The sun shines off the rear deck of a roadster on a Tesla dealer’s lot April 15, 2018, in the south Denver suburb of Littleton, Colo. (David Zalubowski / AP)
The sun shines off the rear deck of a roadster on a Tesla dealer’s lot April 15, 2018, in the south Denver suburb of Littleton, Colo. (David Zalubowski / AP)
By Linda Trischitta Sun Sentinel (Florida)

FORT LAUDERDALE, Fla. – Three seconds before a Tesla S sedan crashed and burned in Fort Lauderdale, leaving two teenagers dead and a third injured, the car was traveling at 116 mph, a preliminary report by the National Transportation Safety Board said Tuesday.

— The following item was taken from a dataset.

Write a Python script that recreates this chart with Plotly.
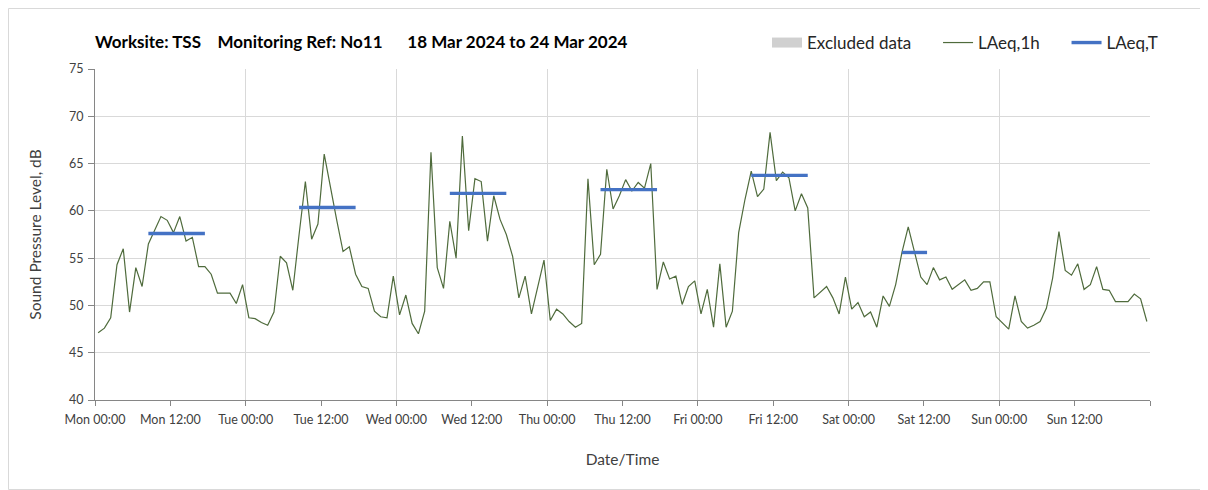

The luxury electric car, which does not use gasoline, caught fire in the May 8 crash near the beach and Fort Lauderdale Fire Rescue used up to 300 gallons of water and foam to put it out, the NTSB said.

The car’s lithium-ion high-voltage battery ignited twice more after the initial fire, as the car was being loaded onto a tow truck and again at a storage yard, the NTSB said.

Killed in the crash were driver Barrett Riley, 18, of Fort Lauderdale, and Edgar Monserratt Martinez, 18, of Aventura.

Injured was Alexander Berry, 18, of Fort Lauderdale, who was thrown from the burning wreck.

Tesla declined to comment on the NTSB’s report.